God on earth, God amongst us! It is no longer the God who gives the Law amidst lightning and thunder, at the sound of the trumpet on the mountain wrapped in smoke (Ex 19.18), at the heart of a fearful tempest (Ex 19.18), but he who converses gently and kindly with his brethren in a human body. God in our flesh! This is no longer he who only acts at certain times, as with the prophets, but he who assumes human nature completely and who, through the flesh that is our own, raises all humanity to himself.
How is it that light has come into all of us by means of one alone? In what way is divinity present in the flesh? It is like fire in iron…: while still remaining in place, the fire communicates its own proper ardour to the iron. It is not at all made less by this but it wholly fills the iron to which it communicates itself. In the same way God, the Word who “dwelt among us”, did not go out from himself; the Word made flesh underwent no change; heaven was not deprived of him who contained it and earth welcomed him who remains in heaven…

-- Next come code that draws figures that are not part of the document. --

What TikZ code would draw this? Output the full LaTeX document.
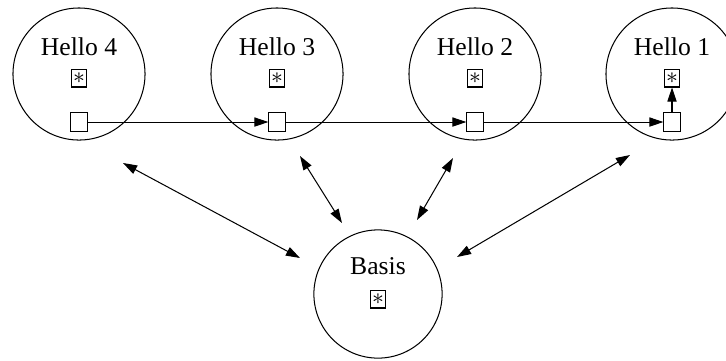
\documentclass[tikz,border=0pt]{standalone}
\usepackage{fontspec}
\setmainfont{Liberation Serif}
\usetikzlibrary{arrows.meta}
\usetikzlibrary{calc}

\begin{document}
\begin{tikzpicture}[x=0.39pt, y=-0.39pt, thin,
    >={Triangle[length=5.5pt, width=3.6pt]},
    ring/.style={draw, circle, minimum size=51.5pt, inner sep=0pt},
    title/.style={inner sep=0pt},
    starbox/.style={draw, inner sep=0pt, minimum width=6pt, minimum height=7pt, font=\small},
    portbox/.style={draw, inner sep=0pt, minimum width=6.3pt, minimum height=7.2pt}]
    \useasboundingbox (0,0) rectangle (726,360);

    % Hello objects, each with its own port
    \foreach \n/\x in {4/79,3/277,2/475,1/672} {
        \node[ring] (h\n) at (\x,74) {};
        \node[title] (t\n) at (\x,47) {Hello \n};
        \node[starbox] (s\n) at (\x,78) {$\ast$};
        \node[portbox] (p\n) at (\x,122) {};
    }

    % Basis object
    \node[ring, minimum size=50pt] (bs) at (378,294) {};
    \node[title] (tb) at (378,266) {Basis};
    \node[starbox] (sb) at (378,299) {$\ast$};

    % Chain of ports
    \foreach \a/\b in {4/3,3/2,2/1}
        \draw[->] (p\a) -- (p\b);
    \draw[->] (p1) -- (s1);

    % Links to the basis
    \foreach \n/\hx/\hy/\bx/\by in {4/44/89/-78/-36, 3/23/82/-36/-71, 2/-22/84/39/-74, 1/-42/81/79/-37} {
        \coordinate (l\n) at ($(h\n)+(\hx,\hy)$);
        \coordinate (b\n) at ($(bs)+(\bx,\by)$);
        \draw[<->] (l\n) -- (b\n);
    }
\end{tikzpicture}
\end{document}
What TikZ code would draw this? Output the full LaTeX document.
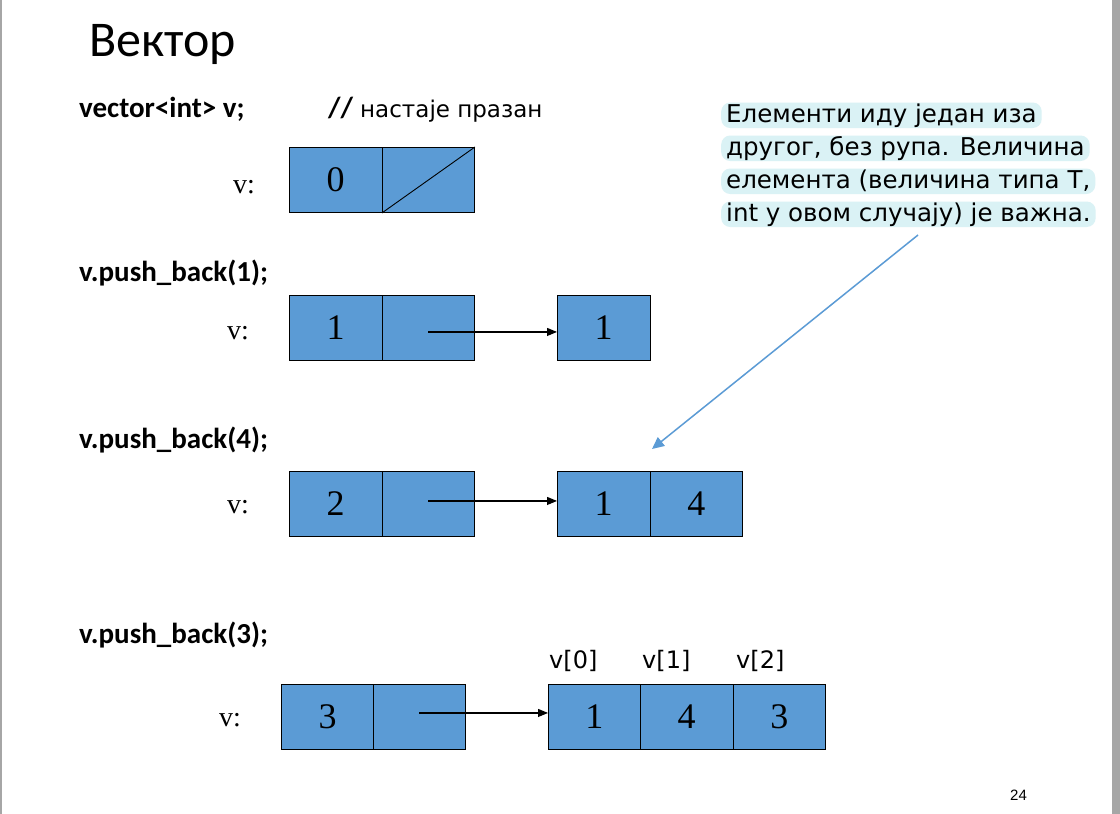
\documentclass[tikz,border=0pt]{standalone}
\usepackage{fontspec}
\setmainfont{Liberation Serif}
\newfontfamily\calfont{Carlito}
\newfontfamily\verfont{DejaVu Sans}
\newfontfamily\arfont{Liberation Sans}
\usetikzlibrary{arrows.meta}
\definecolor{cellblue}{HTML}{5B9BD5}
\definecolor{hl}{HTML}{DAF2F5}
\definecolor{edgegray}{HTML}{A6A6A6}
\begin{document}
\begin{tikzpicture}[x=1pt,y=-1pt,
  cell/.style={draw=black, line width=0.9pt, fill=cellblue, minimum width=92.5pt,
    minimum height=65pt, inner sep=0pt, anchor=north west,
    font=\fontsize{36}{36}\selectfont},
  codelbl/.style={anchor=base west, inner sep=0pt, font=\calfont\bfseries\fontsize{29}{29}\selectfont},
  vlbl/.style={anchor=base west, inner sep=0pt, font=\fontsize{28}{28}\selectfont},
  idx/.style={anchor=base west, inner sep=0pt, font=\verfont\fontsize{24}{24}\selectfont},
  hlline/.style={anchor=base west, fill=hl, rounded corners=9pt, inner xsep=5pt, inner ysep=0pt,
    text height=19.5pt, text depth=6pt, font=\verfont\fontsize{24.5}{24.5}\selectfont},
  ptr/.style={draw=black, line width=1.1pt, -{Triangle[length=10pt,width=8pt]}},
  callarrow/.style={draw=cellblue, line width=1.5pt, -{Triangle[length=12pt,width=11pt]}}
]
\useasboundingbox (0,0) rectangle (1120,814);
\fill[white] (0,0) rectangle (1120,814);
\fill[edgegray] (0,0) rectangle (2,814);
\fill[edgegray] (1112,0) rectangle (1120,814);

% title
\node[anchor=base west, inner sep=0pt, font=\calfont\fontsize{50}{50}\selectfont] (title) at (89,56) {Вектор};

% row 1
\node[codelbl] (code1) at (79,117) {vector<int> v;};
\node[codelbl] (slash) at (328,117) {//};
\node[anchor=base west, inner sep=0pt, font=\verfont\fontsize{23}{23}\selectfont] (cmt) at (360,117) {настаје празан};
\node[vlbl] (v1) at (233,193) {v:};
\node[cell] (a1) at (289,147) {0};
\node[cell, minimum width=92pt] (a2) at (382,147) {};
\draw[line width=0.9pt] (a2.south west) -- (a2.north east);

% row 2
\node[codelbl] (code2) at (79,281) {v.push\_back(1);};
\node[vlbl] (v2) at (227,339) {v:};
\node[cell] (b1) at (289,295) {1};
\node[cell, minimum width=92pt] (b2) at (382,295) {};
\node[cell] (bt1) at (557,295) {1};
\draw[ptr] ([yshift=-4pt]b2.center) -- ([yshift=-4pt]bt1.west);

% row 3
\node[codelbl] (code3) at (79,448) {v.push\_back(4);};
\node[vlbl] (v3) at (227,513) {v:};
\node[cell] (c1) at (289,471) {2};
\node[cell, minimum width=92pt] (c2) at (382,471) {};
\node[cell] (ct1) at (557,471) {1};
\node[cell, minimum width=92pt] (ct2) at (650,471) {4};
\draw[ptr] ([yshift=3pt]c2.center) -- ([yshift=3pt]ct1.west);

% row 4
\node[codelbl] (code4) at (79,643) {v.push\_back(3);};
\node[idx] (i0) at (549,668) {v[0]};
\node[idx] (i1) at (642,668) {v[1]};
\node[idx] (i2) at (736,668) {v[2]};
\node[vlbl] (v4) at (219,726) {v:};
\node[cell] (d1) at (281,684) {3};
\node[cell, minimum width=92pt] (d2) at (373,684) {};
\node[cell, minimum width=92pt] (dt1) at (548,684) {1};
\node[cell] (dt2) at (640,684) {4};
\node[cell, minimum width=92pt] (dt3) at (733,684) {3};
\draw[ptr] ([yshift=4pt]d2.center) -- ([yshift=4pt]dt1.west);

% callout
\node[hlline] (l1) at (721,122) {Елементи иду један иза};
\node[hlline] (l2) at (721,155) {другог, без рупа. Величина};
\node[hlline] (l3) at (721,188) {елемента (величина типа T,};
\node[hlline] (l4) at (721,221) {int у овом случају) је важна.};
\coordinate (cs) at (918,235);
\coordinate (ce) at (652,449);
\draw[callarrow] (cs) -- (ce);

% page number
\node[anchor=base west, inner sep=0pt, font=\arfont\fontsize{15}{15}\selectfont] (pg) at (1010,800) {24};
\end{tikzpicture}
\end{document}
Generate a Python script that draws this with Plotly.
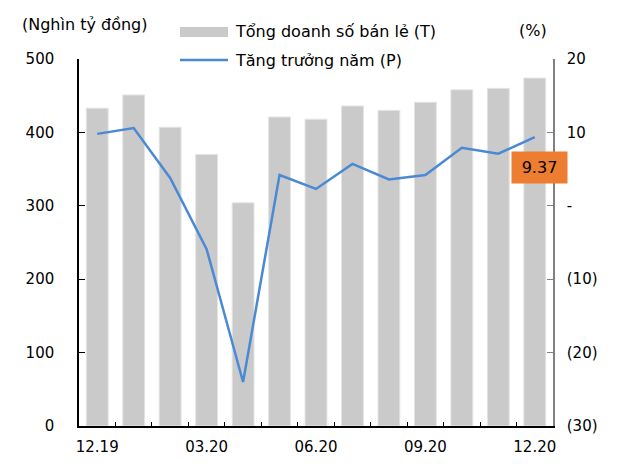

Enter fully into this mystery: God has come in the flesh to put to death the death concealed within it. Just as drugs cure us once they are assimilated by the body, so the darkness of a house is dispersed once the light comes into it, and so, too, the death that kept us in its power has been destroyed by the coming of our God. As ice formed during the night melts under the heat of the sun’s rays, so death has reigned till the coming of Christ. But when the Sun of justice arose (Mal 3.20), “death was swallowed up in victory” (1Cor 15.54); it could not withstand the presence of the true life… Let us sing glory to God with the shepherds, let us dance together with the angels, “for this day in David’s city a Savior has been born to you, the Messiah and Lord” (Lk 2.11)… Let us celebrate the salvation of the world, the birthday of all humanity.